Card 6.
The meeting of Romeo and Juliet, however, is staged as a (partial) emergence from drag, drugs and dress-up, Romeo unmasks, soaks his head in a deep washstand (we seem him through the water, from the bottom) and walks more securely. The moment of first meeting is also seen through water.
And if we are encouraged to experience this moment as "purer" in feeling than the the ball, it remains tinged by the hyperreal and hallucinatory.
Their initial intimacy is made possible by optical mediation. When Romeo takes Juliet's refracted image for immediate presence, he bumps his nose on the glass. The spectral images we see in the glass have momentary priority, as a complex play of refraction and reflection allow us to see the relationship beginning while the couple themselves are still, as Prospero might have put it, "surprised withal."

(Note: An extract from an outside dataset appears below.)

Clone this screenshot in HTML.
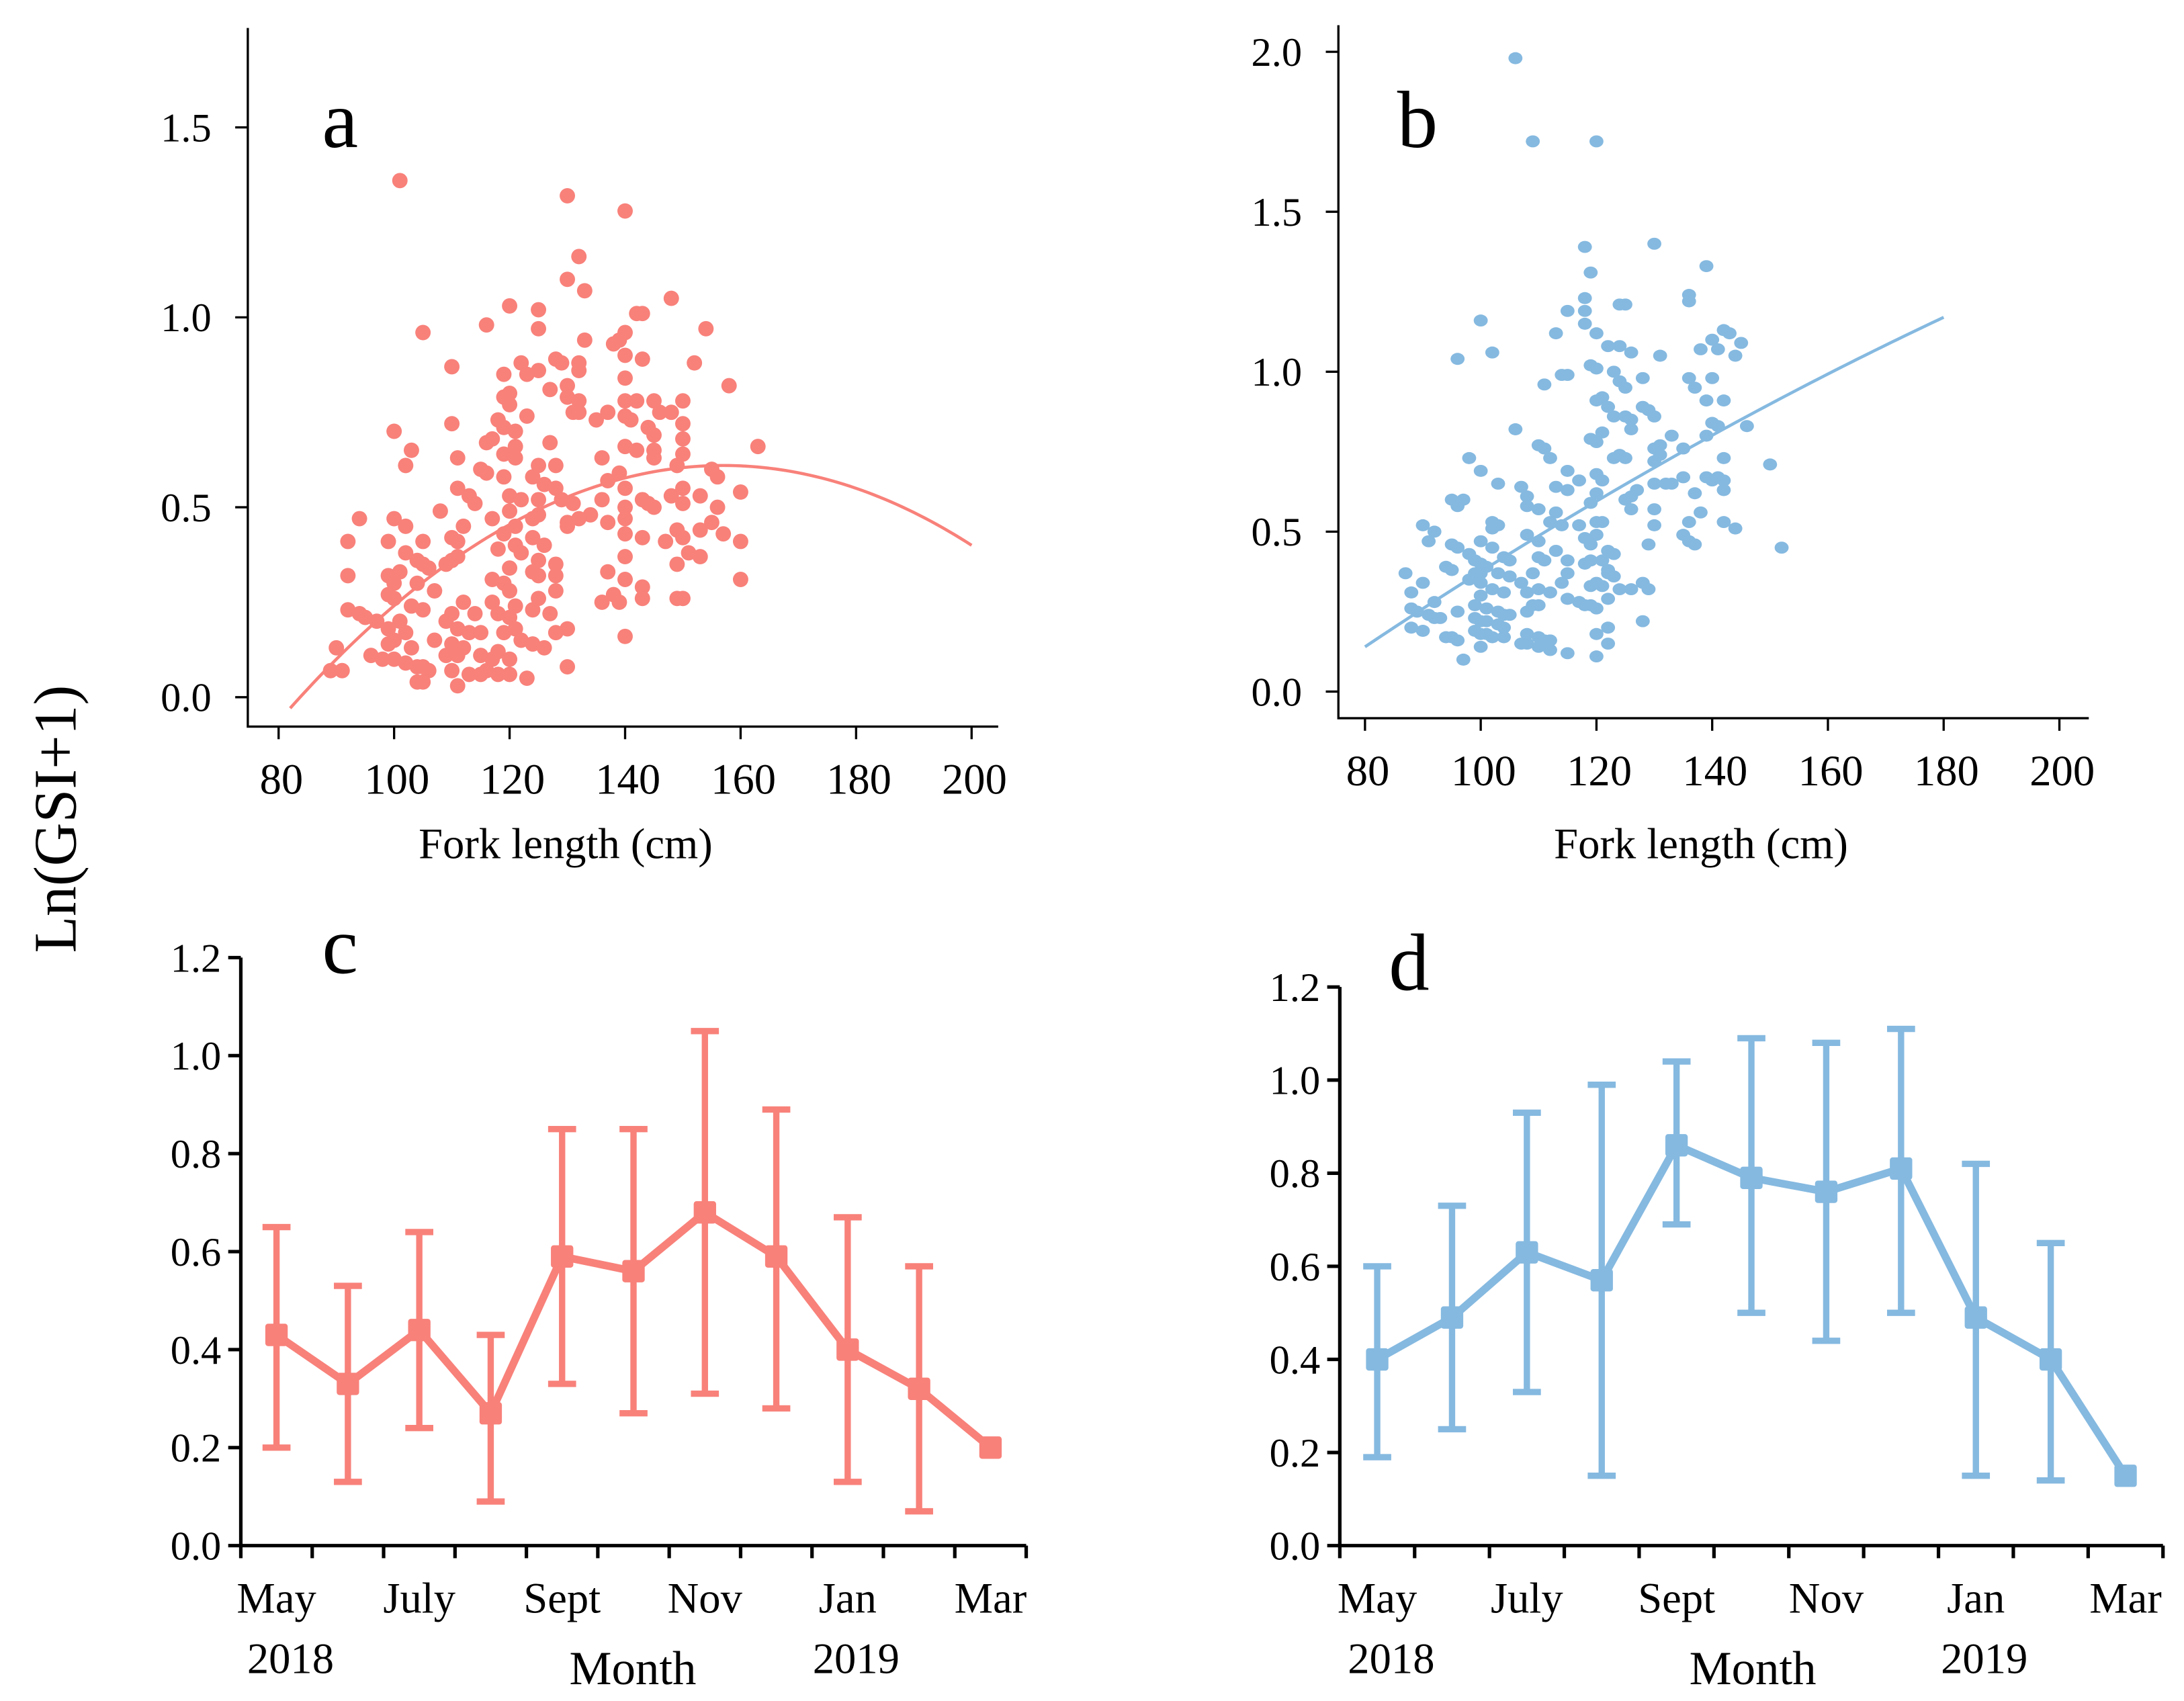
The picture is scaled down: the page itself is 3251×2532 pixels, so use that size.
<!DOCTYPE html>
<html><head><meta charset="utf-8">
<style>
html,body{margin:0;padding:0;background:#fff;}
svg{display:block;}
text{font-family:"Liberation Serif",serif;fill:#000;}
</style></head>
<body>
<svg id="fig" xmlns="http://www.w3.org/2000/svg" width="3251" height="2532" viewBox="0 0 1560 1215">
<rect width="1560" height="1215" fill="#fff"/>
<text x="0" y="0" font-size="43" text-anchor="middle" transform="translate(54,585) rotate(-90)">Ln(GSI+1)</text>
</svg>
<script>
// ---------- DATA ----------
const aFL=[101,130,140,132,130,133,148,120,125,142,143,116,125,154,105,140,139,133,138,140,128,143,152,122,132,129,110,125,132,123,119,130,140,158,127,120,119,130,132,140,142,145,150,120,146,148,131,132,137,123,135,140,141,118,150,110,119,121,144,100,145,117,150,116,127,163,121,140,142,103,145,119,150,121,145,111,136,125,128,102,149,115,116,155,139,119,124,156,137,126,128,140,111,150,153,120,125,113,122,136,143,148,160,114,129,131,144,150,156,140,145,108,120,125,134,130,100,94,132,117,137,124,140,155,112,102,121,130,149,153,140,157,119,110,99,92,105,111,124,143,150,147,160,126,121,118,102,122,151,153,140,111,104,110,125,128,105,149,109,106,120,124,99,92,101,137,128,125,160,117,140,104,119,143,100,107,128,99,120,138,149,150,112,100,103,117,121,125,136,139,143,92,94,95,110,114,105,118,124,97,101,109,120,127,99,111,113,115,119,121,130,102,128,140,107,100,110,122,124,99,112,90,103,118,126,96,98,100,102,104,105,106,109,111,115,117,120,89,91,110,113,115,118,120,123,130,104,105,111,116];
const aGSI=[1.36,1.32,1.28,1.16,1.10,1.07,1.05,1.03,1.02,1.01,1.01,0.98,0.97,0.97,0.96,0.96,0.94,0.94,0.93,0.90,0.89,0.89,0.88,0.88,0.88,0.88,0.87,0.86,0.86,0.85,0.85,0.82,0.84,0.82,0.81,0.80,0.79,0.79,0.78,0.78,0.78,0.78,0.78,0.77,0.75,0.75,0.75,0.75,0.75,0.74,0.73,0.74,0.73,0.73,0.72,0.72,0.71,0.70,0.71,0.70,0.69,0.68,0.68,0.67,0.67,0.66,0.66,0.66,0.65,0.65,0.65,0.64,0.64,0.63,0.63,0.63,0.63,0.61,0.61,0.61,0.61,0.60,0.59,0.60,0.59,0.58,0.58,0.58,0.57,0.56,0.55,0.55,0.55,0.55,0.53,0.53,0.52,0.53,0.52,0.52,0.52,0.53,0.54,0.51,0.52,0.51,0.51,0.51,0.50,0.50,0.50,0.49,0.49,0.48,0.48,0.46,0.47,0.47,0.47,0.47,0.46,0.47,0.47,0.46,0.45,0.45,0.45,0.45,0.44,0.44,0.43,0.43,0.43,0.42,0.41,0.41,0.41,0.41,0.42,0.42,0.42,0.41,0.41,0.40,0.40,0.39,0.38,0.38,0.38,0.37,0.37,0.37,0.36,0.36,0.36,0.35,0.35,0.35,0.35,0.34,0.34,0.33,0.32,0.32,0.33,0.33,0.32,0.32,0.31,0.31,0.31,0.30,0.30,0.29,0.30,0.28,0.28,0.27,0.28,0.27,0.26,0.26,0.25,0.26,0.24,0.25,0.24,0.26,0.25,0.25,0.26,0.23,0.22,0.21,0.22,0.22,0.23,0.22,0.23,0.20,0.20,0.20,0.21,0.22,0.18,0.18,0.17,0.17,0.17,0.18,0.18,0.17,0.17,0.16,0.15,0.15,0.14,0.15,0.14,0.14,0.13,0.13,0.13,0.12,0.13,0.11,0.10,0.10,0.09,0.08,0.08,0.07,0.11,0.11,0.11,0.10,0.10,0.07,0.07,0.07,0.06,0.06,0.06,0.06,0.05,0.08,0.04,0.04,0.03,0.07];
const aFitCoef=[0.61,157,0.0001136]; // peak value, peak FL, curvature
const aFitRange=[82,200];

const bFL=[106,109,120,118,130,139,119,136,136,118,124,125,115,118,100,118,113,120,142,143,140,145,141,138,122,124,102,126,131,144,96,119,120,123,114,115,128,136,140,111,124,125,137,120,121,139,142,122,128,129,130,123,126,125,140,141,146,106,126,121,133,139,119,110,111,120,130,131,135,124,125,123,112,98,150,142,100,115,120,130,131,135,139,140,141,142,103,107,113,115,117,121,130,132,133,142,137,120,127,126,108,95,97,96,108,110,113,119,125,126,130,138,102,103,102,90,92,112,114,117,120,121,130,136,142,144,108,110,100,91,95,96,102,113,118,119,120,122,123,129,135,136,137,152,98,99,100,101,104,105,110,111,115,118,119,121,122,87,94,95,99,100,103,105,107,109,114,115,122,123,90,98,100,102,104,108,110,112,119,120,121,124,126,128,129,88,92,100,99,101,103,104,105,108,109,110,115,117,118,119,120,122,88,89,91,92,93,96,99,100,101,103,104,128,88,90,94,95,96,99,100,101,102,104,107,108,108,110,110,111,112,112,115,120,122,122,100,97,120];
const bGSI=[1.98,1.72,1.72,1.39,1.40,1.33,1.31,1.24,1.22,1.23,1.21,1.21,1.19,1.19,1.16,1.15,1.12,1.12,1.13,1.12,1.10,1.09,1.07,1.07,1.08,1.08,1.06,1.06,1.05,1.05,1.04,1.02,1.01,1.00,0.99,0.99,0.98,0.98,0.98,0.96,0.97,0.95,0.95,0.91,0.92,0.91,0.91,0.89,0.89,0.88,0.86,0.86,0.85,0.86,0.84,0.83,0.83,0.82,0.82,0.81,0.80,0.80,0.79,0.77,0.76,0.78,0.76,0.77,0.76,0.74,0.73,0.73,0.73,0.73,0.71,0.73,0.69,0.69,0.68,0.72,0.74,0.67,0.67,0.66,0.67,0.66,0.65,0.64,0.64,0.63,0.66,0.66,0.65,0.65,0.65,0.63,0.62,0.62,0.63,0.61,0.61,0.60,0.60,0.58,0.58,0.57,0.56,0.59,0.60,0.57,0.57,0.56,0.53,0.52,0.51,0.52,0.50,0.53,0.52,0.52,0.53,0.53,0.52,0.53,0.53,0.51,0.49,0.47,0.47,0.47,0.46,0.45,0.45,0.44,0.48,0.46,0.49,0.44,0.43,0.46,0.49,0.47,0.46,0.45,0.43,0.41,0.40,0.39,0.42,0.41,0.42,0.41,0.41,0.40,0.41,0.41,0.38,0.37,0.39,0.38,0.37,0.37,0.37,0.36,0.34,0.37,0.34,0.37,0.37,0.36,0.34,0.35,0.34,0.32,0.31,0.31,0.32,0.31,0.33,0.34,0.33,0.32,0.32,0.34,0.32,0.31,0.28,0.30,0.27,0.26,0.25,0.24,0.24,0.25,0.27,0.27,0.29,0.28,0.27,0.27,0.26,0.29,0.26,0.25,0.24,0.23,0.23,0.25,0.23,0.22,0.22,0.21,0.20,0.22,0.20,0.19,0.17,0.17,0.16,0.19,0.18,0.18,0.17,0.17,0.15,0.18,0.15,0.17,0.14,0.16,0.13,0.16,0.12,0.18,0.20,0.15,0.14,0.10,0.11];
const bFitCoef=[0.7,130,0.0103,-0.000018]; // value at center, center FL, slope, curvature
const bFitRange=[80,180];

const months=["May","Jun","July","Aug","Sept","Oct","Nov","Dec","Jan","Feb","Mar"];
const monthLabels=["May","","July","","Sept","","Nov","","Jan","","Mar"];
const cMean=[0.43,0.33,0.44,0.27,0.59,0.56,0.68,0.59,0.40,0.32,0.20];
const cUpper=[0.65,0.53,0.64,0.43,0.85,0.85,1.05,0.89,0.67,0.57,null];
const cLower=[0.20,0.13,0.24,0.09,0.33,0.27,0.31,0.28,0.13,0.07,null];
const dMean=[0.40,0.49,0.63,0.57,0.86,0.79,0.76,0.81,0.49,0.40,0.15];
const dUpper=[0.60,0.73,0.93,0.99,1.04,1.09,1.08,1.11,0.82,0.65,null];
const dLower=[0.19,0.25,0.33,0.15,0.69,0.50,0.44,0.50,0.15,0.14,null];
const aYTicks=[0,0.5,1.0,1.5];
const bYTicks=[0,0.5,1.0,1.5,2.0];
const flTicks=[80,100,120,140,160,180,200];
const monthYTicks=[0,0.2,0.4,0.6,0.8,1.0,1.2];

// ---------- DRAWING ----------
const NS="http://www.w3.org/2000/svg";
const svg=document.getElementById('fig');
function mk(tag,attrs,parent){const e=document.createElementNS(NS,tag);for(const k in attrs)e.setAttribute(k,attrs[k]);(parent||svg).appendChild(e);return e;}
function lin(d0,d1,p0,p1){return v=>p0+(v-d0)*(p1-p0)/(d1-d0);}
const RED="#F8817A", BLUE="#85B9E0";

function txt(s,x,y,size,anchor,name,parent){
  const t=mk('text',{x:x,y:y,'font-size':size,'text-anchor':anchor||'middle'},parent);
  t.textContent=s;
  
  
  return t;
}

function scatterPanel(o){
  const g=mk('g',{});
  
  
  const X=lin(80,200,o.x80,o.x200), Y=lin(0,o.ymaxTick,o.y0,o.yTop);
  const ax=mk('path',{d:`M${o.axX},${o.axTop} V${o.axY} H${o.axRight}`,fill:'none',stroke:'#000','stroke-width':1.6},g);
  
  
  o.yTicks.forEach(v=>{
    const tk=mk('line',{x1:o.axX-9,x2:o.axX,y1:Y(v),y2:Y(v),stroke:'#000','stroke-width':1.6},g);
    
    
    txt(v.toFixed(1),o.axX-26,Y(v)+10,29,'end','y-tick-label',g);
  });
  flTicks.forEach(v=>{
    const tk=mk('line',{x1:X(v),x2:X(v),y1:o.axY,y2:o.axY+9,stroke:'#000','stroke-width':1.6},g);
    
    
    txt(String(v),X(v)+2,o.axY+48,31,'middle','x-tick-label',g);
  });
  txt('Fork length (cm)',o.titleX,613,31,'middle','x-axis-title',g);
  txt(o.letter,o.letterX,105,58,'start','panel-label',g);
  o.fl.forEach((f,i)=>{
    const c=mk('ellipse',{cx:X(f),cy:Y(o.gsi[i]),rx:o.rx,ry:o.ry,fill:o.color},g);
    
    
  });
  let d='';
  for(let f=o.range[0];f<=o.range[1]+0.01;f+=1){
    const yv=o.fit(f);
    d+=(d?'L':'M')+X(f).toFixed(2)+','+Y(yv).toFixed(2);
  }
  const cl=mk('clipPath',{id:'clip'+o.letter},g);
  mk('rect',{x:o.axX,y:o.axTop,width:o.axRight-o.axX,height:o.axY-o.axTop},cl);
  const fl=mk('path',{d:d,fill:'none',stroke:o.color,'stroke-width':2.2,'clip-path':`url(#clip${o.letter})`},g);
  
  
}

scatterPanel({name:'panel-a',letter:'a',letterX:230,x80:199,x200:694,y0:498,yTop:91,ymaxTick:1.5,axX:177,axTop:20,axY:519,axRight:713,
  yTicks:aYTicks,titleX:404,fl:aFL,gsi:aGSI,color:RED,rx:5.5,ry:5.5,range:aFitRange,
  fit:f=>aFitCoef[0]-aFitCoef[2]*(f-aFitCoef[1])*(f-aFitCoef[1])});
scatterPanel({name:'panel-b',letter:'b',letterX:998,x80:975,x200:1471,y0:494,yTop:37,ymaxTick:2.0,axX:956,axTop:18,axY:513,axRight:1492,
  yTicks:bYTicks,titleX:1215,fl:bFL,gsi:bGSI,color:BLUE,rx:5,ry:4.3,range:bFitRange,
  fit:f=>bFitCoef[0]+bFitCoef[2]*(f-bFitCoef[1])+bFitCoef[3]*(f-bFitCoef[1])*(f-bFitCoef[1])});

function monthPanel(o){
  const g=mk('g',{});
  
  
  const n=months.length, step=(o.axRight-o.axX)/n;
  const X=i=>o.axX+step*(i+0.5);
  const Y=lin(0,1.2,o.axY,o.axTop);
  const ax=mk('path',{d:`M${o.axX},${o.axTop} V${o.axY} H${o.axRight}`,fill:'none',stroke:'#000','stroke-width':2.5},g);
  
  
  monthYTicks.forEach(v=>{
    const tk=mk('line',{x1:o.axX-9,x2:o.axX,y1:Y(v),y2:Y(v),stroke:'#000','stroke-width':2.5},g);
    
    
    txt(v.toFixed(1),o.axX-14,Y(v)+10,29,'end','y-tick-label',g);
  });
  for(let i=0;i<=n;i++){
    const tk=mk('line',{x1:o.axX+step*i,x2:o.axX+step*i,y1:o.axY,y2:o.axY+9,stroke:'#000','stroke-width':2.5},g);
    
    
  }
  monthLabels.forEach((m,i)=>{ if(m) txt(m,X(i),o.axY+48,31,'middle','month-label',g); });
  txt('2018',X(0)+10,1195,31,'middle','year-label-2018',g);
  txt('2019',X(8)+6,1195,31,'middle','year-label-2019',g);
  txt('Month',o.monthX,1203,34,'middle','x-axis-title',g);
  txt(o.letter,o.letterX,o.letterY,58,'start','panel-label',g);
  o.mean.forEach((m,i)=>{
    if(o.up[i]==null) return;
    const x=X(i);
    const eb=mk('path',{d:`M${x},${Y(o.up[i])} V${Y(o.lo[i])} M${x-10},${Y(o.up[i])} H${x+10} M${x-10},${Y(o.lo[i])} H${x+10}`,fill:'none',stroke:o.color,'stroke-width':4.5},g);
    
    
  });
  const ln=mk('polyline',{points:o.mean.map((m,i)=>X(i)+','+Y(m)).join(' '),fill:'none',stroke:o.color,'stroke-width':5.5,'stroke-linejoin':'round'},g);
  
  
  o.mean.forEach((m,i)=>{
    const r=mk('rect',{x:X(i)-8,y:Y(m)-8,width:16,height:16,rx:2,fill:o.color},g);
    
    
  });
}
monthPanel({name:'panel-c',letter:'c',letterX:230,letterY:695,axX:172,axRight:733,axTop:684,axY:1104,mean:cMean,up:cUpper,lo:cLower,color:RED,monthX:452});
monthPanel({name:'panel-d',letter:'d',letterX:992,letterY:707,axX:957,axRight:1545,axTop:705,axY:1104,mean:dMean,up:dUpper,lo:dLower,color:BLUE,monthX:1252});
</script>
</body></html>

The first kiss takes place in the very temporary seclusion of an elevator between floors, and the balcony scene takes place in a swimming pool watched by a friendly security guard on an array of surveillance monitors. These scenes, too, develop the theme of the permeability of the Capulet space, its openness to the lovers' meetings and desires-- and in this contrast sharply with Zeffirelli's more anxious construction of privacy and seclusion under surveillance. To this point, the film intimates a kind of coexistence of Debordian "spectacle" and alternative spaces, styles and lifeways.